Nearly two years ago, after hearing about the death of 17-year-old Trayvon Martin, Cuesta College Theater Arts Director bree valle was inspired to create a show. She began researching and dove deep into America’s turbulent and often tragic history with race. Along with a group of students, she centered on a specific time and place—a whites-only pool in Birmingham, 1963.
From there, valle and her students embarked on an experimental process known as devised theater. Together, they improvised dialogue, determined scenes, and created characters during a lengthy rehearsal process. The result was pool ’63, a story that follows the experiences of an African-American family amid the oppressive segregation of early ’60s Alabama. Since the play’s premiere in 2013, it has become one of Cuesta’s most popular and acclaimed original productions.

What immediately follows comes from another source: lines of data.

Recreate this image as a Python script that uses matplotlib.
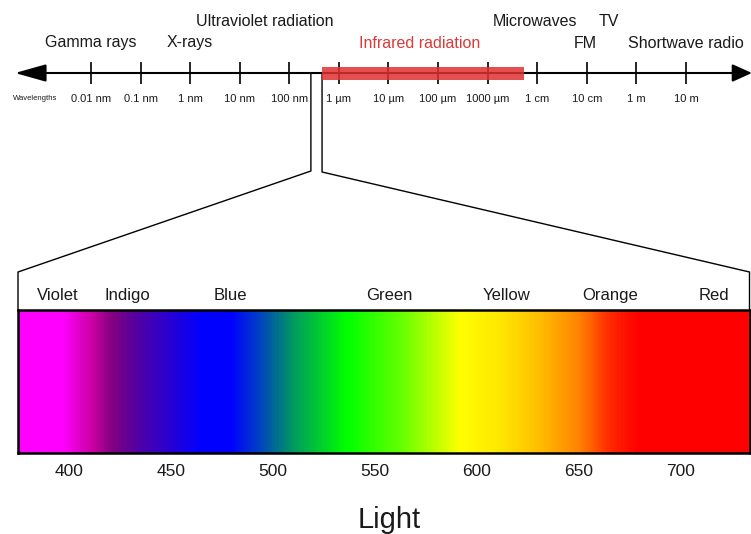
import numpy as np
import matplotlib.pyplot as plt
from matplotlib.colors import LinearSegmentedColormap

plt.rcParams['font.family'] = ['Liberation Sans', 'DejaVu Sans']
TXT = '#1a1a1a'

# electromagnetic scale, positions are log10(wavelength in metres)
tick_pos = [-11, -10, -9, -8, -7, -6, -5, -4, -3, -2, -1, 0, 1]
tick_labels = ['0.01 nm', '0.1 nm', '1 nm', '10 nm', '100 nm', '1 µm', '10 µm',
               '100 µm', '1000 µm', '1 cm', '10 cm', '1 m', '10 m']
band_names = ['Gamma rays', 'X-rays', 'Ultraviolet radiation', 'Infrared radiation',
              'Microwaves', 'FM', 'TV', 'Shortwave radio']
band_pos = [-11.0, -9.0, -7.5, -4.37, -2.05, -1.04, -0.56, 1.0]
band_row = [2, 2, 1, 2, 1, 2, 1, 2]
infrared = (-6.34, -2.27)
visible = (-6.565, -6.34)

# visible spectrum (nm)
spec_nm = [375, 396, 411, 421, 435, 465, 479, 492, 509, 536, 563, 592, 612, 631, 651, 666, 680, 734]
spec_rgb = [(255, 0, 255), (255, 0, 255), (200, 0, 160), (128, 0, 128), (75, 0, 170), (0, 0, 255),
            (0, 0, 255), (0, 60, 200), (0, 150, 100), (0, 255, 0), (100, 255, 0), (255, 255, 0),
            (255, 230, 0), (255, 190, 0), (255, 130, 0), (255, 40, 0), (255, 0, 0), (255, 0, 0)]
color_names = ['Violet', 'Indigo', 'Blue', 'Green', 'Yellow', 'Orange', 'Red']
color_pos = [394.6, 428.4, 479.4, 556.9, 614.7, 665.2, 716.2]
nm_ticks = [400, 450, 500, 550, 600, 650, 700]

W, H = 751, 534
fig = plt.figure(figsize=(W / 100, H / 100), dpi=100)

# top scale: full-figure axes, x in decades, y in pixels from the top
ax = fig.add_axes([0, 0, 1, 1])
ax.set_xlim(-12.835, 2.311)
ax.set_ylim(H, 0)
ax.axis('off')
axis_y = 73
row_y = {1: 21, 2: 43}

# arrow heads at both ends of the scale
for tip, back, hl in [(-12.532, -12.0, 1.6), (2.33, 1.9, 1.0)]:
    ax.annotate('', xy=(tip, axis_y), xytext=(back, axis_y), annotation_clip=False,
                arrowprops=dict(arrowstyle=f'-|>,head_length={hl},head_width=0.45', mutation_scale=12,
                                color='black', lw=1.5, shrinkA=0, shrinkB=0))
ax.plot([-12.1, 2.0], [axis_y, axis_y], color='black', lw=1.5, zorder=2)
ax.vlines(tick_pos, axis_y - 11, axis_y + 11, color='black', lw=1.2, zorder=2)
ax.barh(axis_y, infrared[1] - infrared[0], left=infrared[0], height=13,
        color='#e03030', alpha=0.85, zorder=3)
for p, lab in zip(tick_pos, tick_labels):
    ax.text(p, 99, lab, ha='center', va='center', fontsize=8, color=TXT)
ax.text(-12.13, 99, 'Wavelengths', ha='center', va='center', fontsize=5.5, color=TXT)
for name, p, r in zip(band_names, band_pos, band_row):
    c = '#d93a3a' if name.startswith('Infrared') else TXT
    ax.text(p, row_y[r], name, ha='center', va='center', fontsize=11.5, color=c)

# visible spectrum box
ax_s = fig.add_axes([18 / W, (H - 453) / H, 732 / W, 143 / H])
stops = [((n - spec_nm[0]) / (spec_nm[-1] - spec_nm[0]), tuple(v / 255 for v in c))
         for n, c in zip(spec_nm, spec_rgb)]
cmap = LinearSegmentedColormap.from_list('visible', stops)
grid = np.linspace(spec_nm[0], spec_nm[-1], 800)[None, :]
ax_s.imshow(grid, cmap=cmap, aspect='auto', extent=(spec_nm[0], spec_nm[-1], 0, 1),
            vmin=spec_nm[0], vmax=spec_nm[-1])
ax_s.set_xlim(spec_nm[0], spec_nm[-1])
ax_s.set_yticks([])
ax_s.set_xticks(nm_ticks)
ax_s.tick_params(axis='x', length=0, pad=8, labelsize=12.5, labelcolor=TXT)
for s in ax_s.spines.values():
    s.set_linewidth(1.8)
    s.set_color('black')
ax_s.set_xlabel('Light', fontsize=21, color=TXT)
ax_s.xaxis.set_label_coords(0.507, -0.37)
sec = ax_s.secondary_xaxis('top')
sec.set_xticks(color_pos, color_names)
sec.tick_params(length=0, pad=5, labelsize=12, labelcolor=TXT)
sec.spines['top'].set_visible(False)

# zoom lines from the visible band down to the spectrum box
inv = ax.transData.inverted()
bl = inv.transform(ax_s.transAxes.transform((0, 1)))
br = inv.transform(ax_s.transAxes.transform((1, 1)))
ax.plot([visible[0], visible[0], bl[0], bl[0]], [axis_y, 171, 272, bl[1]], color='black', lw=1)
ax.plot([visible[1], visible[1], br[0] - 0.01, br[0] - 0.01], [axis_y, 172, 272, br[1]], color='black', lw=1)

fig.savefig('out.png', dpi=100)
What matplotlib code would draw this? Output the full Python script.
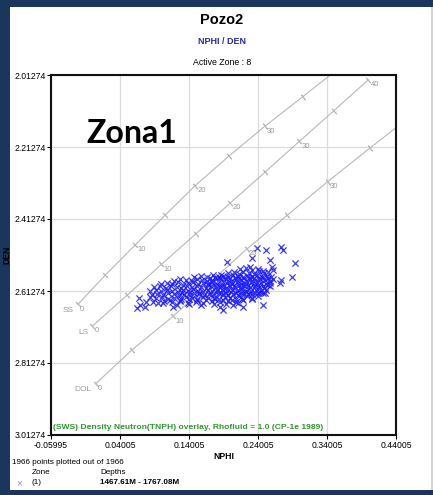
import numpy as np
import matplotlib
matplotlib.use("Agg")
import matplotlib.pyplot as plt
from matplotlib.patches import Rectangle

plt.rcParams['font.family'] = ['Liberation Sans', 'DejaVu Sans']

W, H = 433, 495

# axis ticks (grid)
X_TICKS = [-0.05995, 0.04005, 0.14005, 0.24005, 0.34005, 0.44005]
Y_TICKS = [2.01274, 2.21274, 2.41274, 2.61274, 2.81274, 3.01274]

# lithology overlay lines (porosity 0..40 pu, every 5 pu)
PHI = [0, 5, 10, 15, 20, 25, 30, 35, 40]
SS_NPHI = [-0.021, 0.019, 0.062, 0.105, 0.149, 0.198, 0.250, 0.305, 0.360]
SS_DEN = [2.650, 2.568, 2.485, 2.403, 2.320, 2.238, 2.155, 2.073, 1.990]
LS_NPHI = [0.000, 0.050, 0.100, 0.150, 0.200, 0.250, 0.300, 0.350, 0.400]
LS_DEN = [2.710, 2.625, 2.539, 2.454, 2.368, 2.283, 2.197, 2.112, 2.026]
DOL_NPHI = [0.005, 0.057, 0.117, 0.170, 0.224, 0.282, 0.341, 0.402, 0.465]
DOL_DEN = [2.870, 2.777, 2.683, 2.590, 2.496, 2.403, 2.309, 2.216, 2.122]

# zone 1 points (main cloud, row by row)
CLOUD_NPHI = [
    0.214, 0.222, 0.231, 0.240, 0.247, 0.228,
    0.196, 0.205, 0.212, 0.219, 0.227, 0.234, 0.241, 0.249, 0.255, 0.186,
    0.148, 0.158, 0.166, 0.175, 0.183, 0.190, 0.197, 0.204, 0.211, 0.218, 0.225, 0.232, 0.239, 0.246, 0.253, 0.259,
    0.118, 0.127, 0.136, 0.144, 0.152, 0.159, 0.166, 0.173, 0.180, 0.187, 0.194, 0.201, 0.208, 0.215, 0.222, 0.229,
    0.236, 0.243, 0.250, 0.257, 0.262,
    0.100, 0.108, 0.116, 0.124, 0.131, 0.139, 0.146, 0.153, 0.160, 0.167, 0.174, 0.181, 0.188, 0.195, 0.202, 0.209,
    0.216, 0.223, 0.230, 0.237, 0.244, 0.251, 0.258,
    0.090, 0.098, 0.106, 0.114, 0.122, 0.129, 0.137, 0.144, 0.151, 0.158, 0.165, 0.172, 0.179, 0.186, 0.193, 0.200,
    0.207, 0.214, 0.221, 0.228, 0.235, 0.242, 0.249, 0.257,
    0.084, 0.092, 0.100, 0.108, 0.116, 0.124, 0.131, 0.139, 0.146, 0.153, 0.160, 0.167, 0.174, 0.181, 0.188, 0.195,
    0.202, 0.209, 0.216, 0.223, 0.230, 0.237, 0.244, 0.252,
    0.086, 0.094, 0.102, 0.110, 0.118, 0.126, 0.133, 0.141, 0.148, 0.155, 0.162, 0.169, 0.176, 0.183, 0.190, 0.197,
    0.204, 0.211, 0.218, 0.225, 0.232, 0.240, 0.247,
    0.092, 0.101, 0.110, 0.119, 0.128, 0.136, 0.144, 0.152, 0.160, 0.168, 0.176, 0.184, 0.192, 0.200, 0.208, 0.216,
    0.224, 0.232, 0.240,
    0.104, 0.115, 0.127, 0.139, 0.150, 0.161, 0.173, 0.185, 0.196, 0.208, 0.219,
    0.122, 0.140, 0.158, 0.176, 0.194, 0.211,
]
CLOUD_DEN = [
    2.553, 2.549, 2.555, 2.551, 2.556, 2.545,
    2.563, 2.560, 2.565, 2.559, 2.562, 2.566, 2.558, 2.563, 2.561, 2.567,
    2.574, 2.571, 2.575, 2.569, 2.573, 2.570, 2.574, 2.568, 2.572, 2.575, 2.570, 2.573, 2.569, 2.574, 2.571, 2.573,
    2.584, 2.580, 2.583, 2.586, 2.579, 2.582, 2.585, 2.581, 2.578, 2.583, 2.580, 2.584, 2.579, 2.582, 2.585, 2.580,
    2.583, 2.579, 2.582, 2.584, 2.580,
    2.594, 2.590, 2.593, 2.589, 2.595, 2.591, 2.588, 2.593, 2.590, 2.594, 2.589, 2.592, 2.595, 2.590, 2.593, 2.588,
    2.592, 2.594, 2.589, 2.593, 2.591, 2.594, 2.590,
    2.603, 2.600, 2.604, 2.599, 2.602, 2.605, 2.600, 2.603, 2.598, 2.602, 2.605, 2.599, 2.603, 2.600, 2.604, 2.598,
    2.602, 2.605, 2.600, 2.603, 2.599, 2.601, 2.604, 2.600,
    2.613, 2.610, 2.614, 2.609, 2.612, 2.615, 2.610, 2.613, 2.608, 2.612, 2.615, 2.610, 2.613, 2.609, 2.611, 2.614,
    2.610, 2.613, 2.608, 2.612, 2.614, 2.610, 2.612, 2.609,
    2.623, 2.620, 2.624, 2.619, 2.622, 2.625, 2.620, 2.623, 2.618, 2.622, 2.625, 2.620, 2.623, 2.619, 2.621, 2.624,
    2.620, 2.623, 2.618, 2.622, 2.621, 2.619, 2.617,
    2.633, 2.630, 2.635, 2.631, 2.634, 2.629, 2.633, 2.636, 2.630, 2.633, 2.631, 2.635, 2.629, 2.632, 2.634, 2.630,
    2.628, 2.631, 2.627,
    2.641, 2.644, 2.640, 2.645, 2.642, 2.646, 2.641, 2.644, 2.640, 2.643, 2.639,
    2.651, 2.648, 2.652, 2.649, 2.650, 2.647,
]
# denser core on the right side of the cloud
CORE_NPHI = [0.170, 0.178, 0.185, 0.192, 0.199, 0.206, 0.213, 0.220, 0.227, 0.234, 0.241, 0.248, 0.254,
             0.168, 0.176, 0.184, 0.191, 0.198, 0.205, 0.212, 0.219, 0.226, 0.233, 0.240, 0.247, 0.254,
             0.130, 0.142, 0.155, 0.171, 0.179, 0.187, 0.194, 0.201, 0.208, 0.215, 0.222, 0.229, 0.236, 0.243, 0.250,
             0.112, 0.127, 0.140, 0.152, 0.165, 0.178, 0.190, 0.203, 0.217, 0.231]
CORE_DEN = [2.577, 2.576, 2.578, 2.577, 2.576, 2.578, 2.577, 2.576, 2.578, 2.577, 2.576, 2.578, 2.577,
            2.597, 2.596, 2.598, 2.597, 2.596, 2.598, 2.597, 2.596, 2.598, 2.597, 2.596, 2.598, 2.597,
            2.617, 2.616, 2.618, 2.617, 2.616, 2.618, 2.617, 2.616, 2.618, 2.617, 2.616, 2.618, 2.617, 2.616, 2.618,
            2.637, 2.638, 2.636, 2.637, 2.638, 2.636, 2.637, 2.638, 2.636, 2.635]
# scattered points around the cloud
OUT_NPHI = [0.064, 0.069, 0.076, 0.068, 0.078, 0.088, 0.083, 0.095, 0.117, 0.102, 0.195, 0.231, 0.238, 0.252,
            0.274, 0.277, 0.257, 0.260, 0.262, 0.294, 0.289, 0.274, 0.272, 0.248, 0.219, 0.204, 0.185, 0.190]
OUT_DEN = [2.661, 2.652, 2.656, 2.633, 2.642, 2.642, 2.629, 2.647, 2.656, 2.646, 2.531, 2.522, 2.494, 2.499,
           2.490, 2.499, 2.527, 2.545, 2.554, 2.536, 2.573, 2.582, 2.591, 2.652, 2.656, 2.652, 2.656, 2.666]

NAVY = '#1b365d'
LINE_GRAY = '#b8b8b8'
LABEL_GRAY = '#9a9a9a'
PT_BLUE = '#1a1aff'


def fx(px):
    return px / W


def fy(py):
    return 1 - py / H


fig = plt.figure(figsize=(W / 100, H / 100), dpi=100)
fig.patch.set_facecolor(NAVY)
fig.add_artist(Rectangle((fx(10), fy(490)), (431 - 10) / W, (490 - 7) / H,
                         transform=fig.transFigure, facecolor='white', edgecolor='none', zorder=0))
fig.add_artist(Rectangle((fx(431), fy(490)), 2 / W, (490 - 7) / H,
                         transform=fig.transFigure, facecolor='#d4d4d4', edgecolor='none', zorder=0))

ax = fig.add_axes([fx(51), fy(435), 345 / W, 360 / H])
ax.set_xlim(X_TICKS[0], X_TICKS[-1])
ax.set_ylim(Y_TICKS[-1], Y_TICKS[0])
ax.set_xticks(X_TICKS)
ax.set_yticks(Y_TICKS)
ax.set_xticklabels([f"{v:.5f}" for v in X_TICKS])
ax.set_yticklabels([f"{v:.5f}" for v in Y_TICKS])
ax.tick_params(length=3, width=0.8, pad=1, labelsize=6.2)
ax.grid(True, color='#dcdcdc', lw=0.9)
ax.set_axisbelow(True)
for sp in ax.spines.values():
    sp.set_linewidth(1.5)
    sp.set_color('#111111')
ax.set_xlabel('NPHI', fontsize=6.2, fontweight='bold', labelpad=2)
ax.set_ylabel('DEN', fontsize=6.2, fontweight='bold', labelpad=2)

# lithology lines with porosity ticks
liths = [('SS', SS_NPHI, SS_DEN), ('LS', LS_NPHI, LS_DEN), ('DOL', DOL_NPHI, DOL_DEN)]
for name, xs, ys in liths:
    ax.plot(xs, ys, color=LINE_GRAY, lw=0.8, zorder=2)
    pts = ax.transData.transform(np.column_stack([xs, ys]))
    for i, (x, y) in enumerate(zip(xs, ys)):
        if not (X_TICKS[0] <= x <= X_TICKS[-1] and Y_TICKS[0] <= y <= Y_TICKS[-1]):
            continue
        j0, j1 = (i, i + 1) if i + 1 < len(xs) else (i - 1, i)
        d = pts[j1] - pts[j0]
        ang = np.degrees(np.arctan2(d[1], d[0]))
        ax.plot([x], [y], marker=(2, 2, ang), ms=5, mew=0.7, color=LINE_GRAY, zorder=2)
        if PHI[i] % 10 == 0:
            ax.annotate(str(PHI[i]), (x, y), xytext=(1.5, -3.5), textcoords='offset points',
                        fontsize=5.5, color=LABEL_GRAY, ha='left', va='center')
    ax.annotate(name, (xs[0], ys[0]), xytext=(-3, -4.5), textcoords='offset points',
                fontsize=6, color=LABEL_GRAY, ha='right', va='center')

ax.scatter(CLOUD_NPHI + CORE_NPHI + OUT_NPHI, CLOUD_DEN + CORE_DEN + OUT_DEN, marker='x', s=20, lw=0.9,
           color=PT_BLUE, alpha=0.85, zorder=3)

ax.text(0.006, 0.022, '(SWS) Density Neutron(TNPH) overlay, Rhofluid = 1.0 (CP-1e 1989)',
        transform=ax.transAxes, fontsize=6.1, color='#2e9a2e', fontweight='bold',
        ha='left', va='center')

# big zone annotation
fig.text(fx(86), fy(143), 'Zona1', fontsize=23, fontweight='bold', family='Lato',
         ha='left', va='baseline', color='black')

# headers
fig.text(fx(222), fy(20), 'Pozo2', fontsize=10.5, fontweight='bold', ha='center', va='center')
fig.text(fx(222), fy(41), 'NPHI / DEN', fontsize=6.5, fontweight='bold', color='#2a2aa8',
         ha='center', va='center')
fig.text(fx(222), fy(63), 'Active Zone : 8', fontsize=6.3, ha='center', va='center')

# footer legend
fig.text(fx(12), fy(463), '1966 points plotted out of 1966', fontsize=5.9, ha='left', va='center')
fig.text(fx(32), fy(473), 'Zone', fontsize=5.9, ha='left', va='center')
fig.text(fx(100), fy(473), 'Depths', fontsize=5.9, ha='left', va='center')
fig.text(fx(19), fy(483), '×', fontsize=7, color='#9090e8', ha='center', va='center')
fig.text(fx(32), fy(483), '(1)', fontsize=5.9, ha='left', va='center')
fig.text(fx(100), fy(483), '1467.61M - 1767.08M', fontsize=5.9, fontweight='bold', ha='left', va='center')

fig.savefig('out.png', dpi=100, facecolor=fig.get_facecolor())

Last year, it was selected as part of the 2014 Kennedy Center American College Theatre Festival in Los Angeles. This month, Cuesta announced that the Kennedy Center has chosen pool ’63 to represent the United States at the the 2015 International University Theatre Festival. According to the press release, “this is the first time the Kennedy Center has chosen a college or university theater production to represent the United States at an international theater festival.” In honor of this accomplishment, Cuesta will be staging a special production of pool ’63 before the festival takes place in Mexico next month.